Estamos en marcha, caminantes entre dos mundos. Por estar aún sobre la tierra, oremos por aquello que necesitamos en esta tierra. Pero como peregrinos de la eternidad que marchamos por esta tierra, no queramos ser oídos como si tuviéramos aquí nuestra morada permanente, como si no supiéramos que precisamente mediante la ruina y la muerte hemos de hacer nuestra entrada en aquella vida, que es la aspiración de todo nuestro vivir y orar.

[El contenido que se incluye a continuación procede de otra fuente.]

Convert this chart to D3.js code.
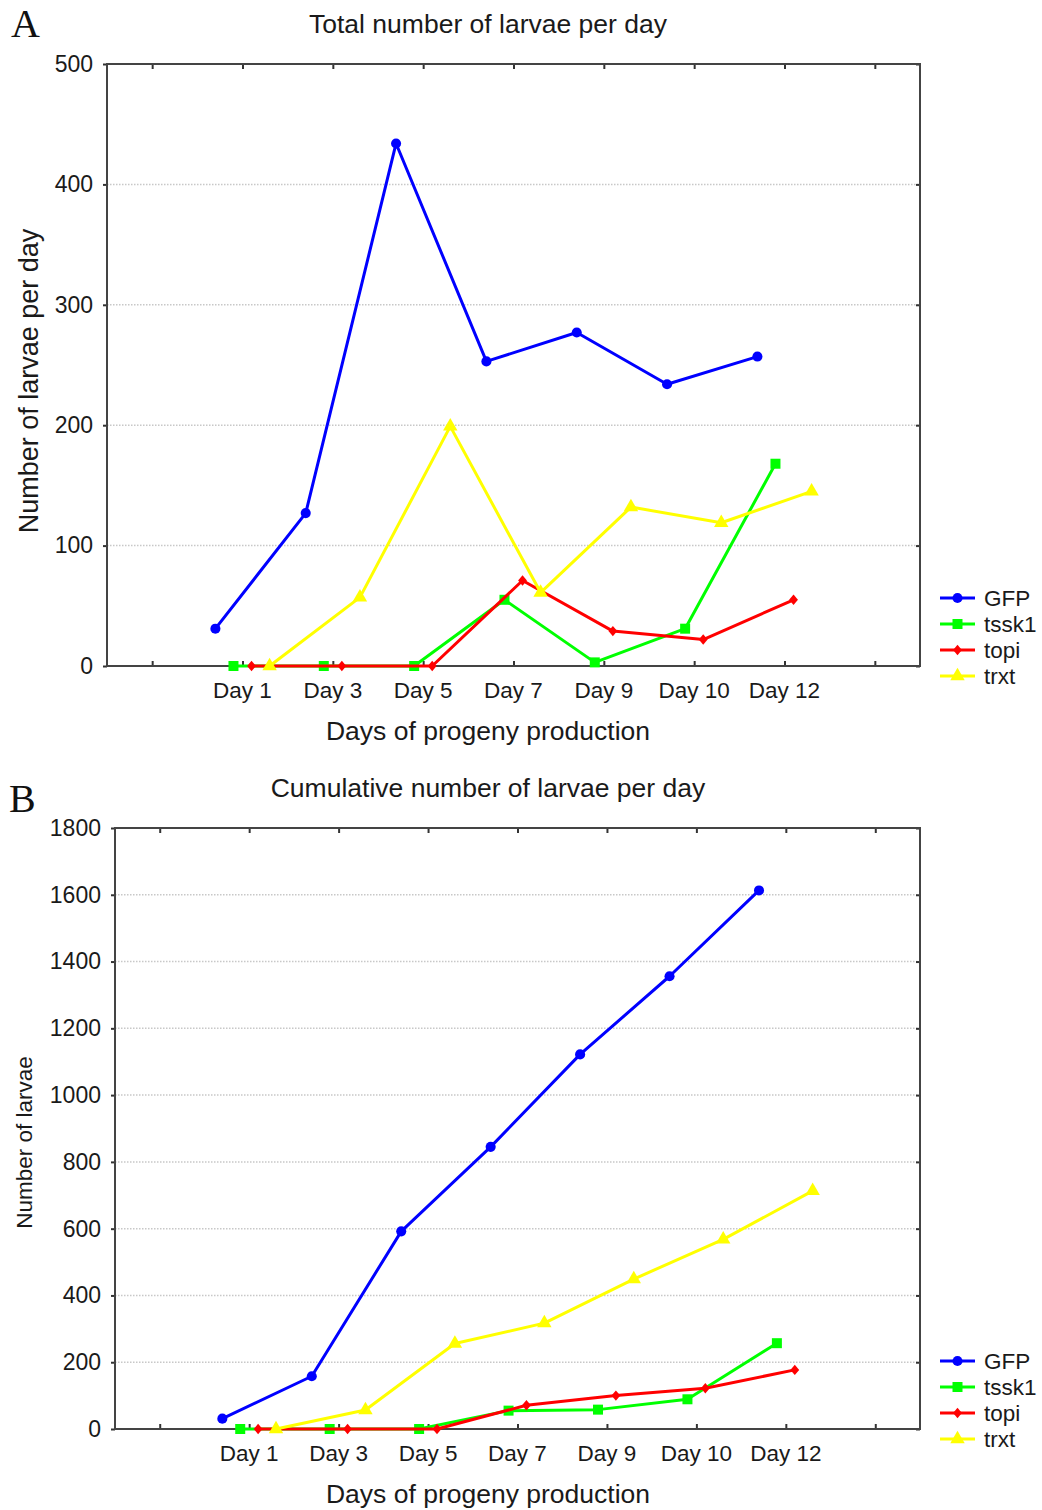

Mientras nuestras manos se mantienen juntas en oración, juntas aun en medio de las más horribles tragedias, nos envuelve, invisible y misteriosa, pero verdadera, la piedad y clemencia divina, la vida misma de Dios; y toda caída en lo que es espantable y horrible para el corazón del hombre, en la misma muerte, se torna entonces caída en los abismos del eterno amor.